In ancient times, people across Europe and Native Americans used the Moon to track the seasons. In the lunar calendar, names were often given to each month’s Moon. (If this sounds odd to you, remember that our current calendar is based on the Sun and the solar year!)
Traditionally, the Moon we see in February is called the Snow Moon due to the typically heavy snowfall of February. On average, February is the USA’s snowiest month, according to data from the National Weather Service.
Other February full Moon names include:
- the “Shoulder to Shoulder Around the Fire Moon” (from the Wishram people of the Pacific Northwest)
- the “No Snow in the Trails Moon” (Zuni, of the Southwest)
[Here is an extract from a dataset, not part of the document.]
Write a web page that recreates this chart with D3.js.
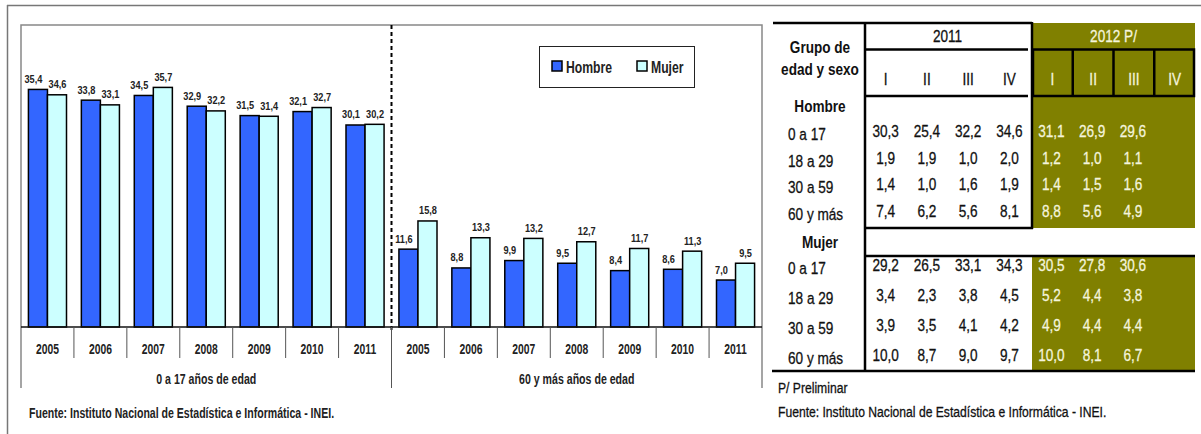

- the “Bone Moon” (Cherokee, of the Southeast). The Bone Moon meant that there was so little food that people gnawed on bones and ate bone marrow soup.
Moon Facts and Folklore
- On February 6, 1971, Alan Shepard became the first man to hit a golf ball on the Moon.
- Did you know that the Moon’s diameter is 2,160 miles? This is less than the width of the United States (approximately 3,000 miles), and 0.27 of Earth’s diameter (7,926 miles).
- Wolves have howled at the Moon for centuries, yet it is still there.
- And hand in hand, on the edge of the sand, they danced by the light of the Moon.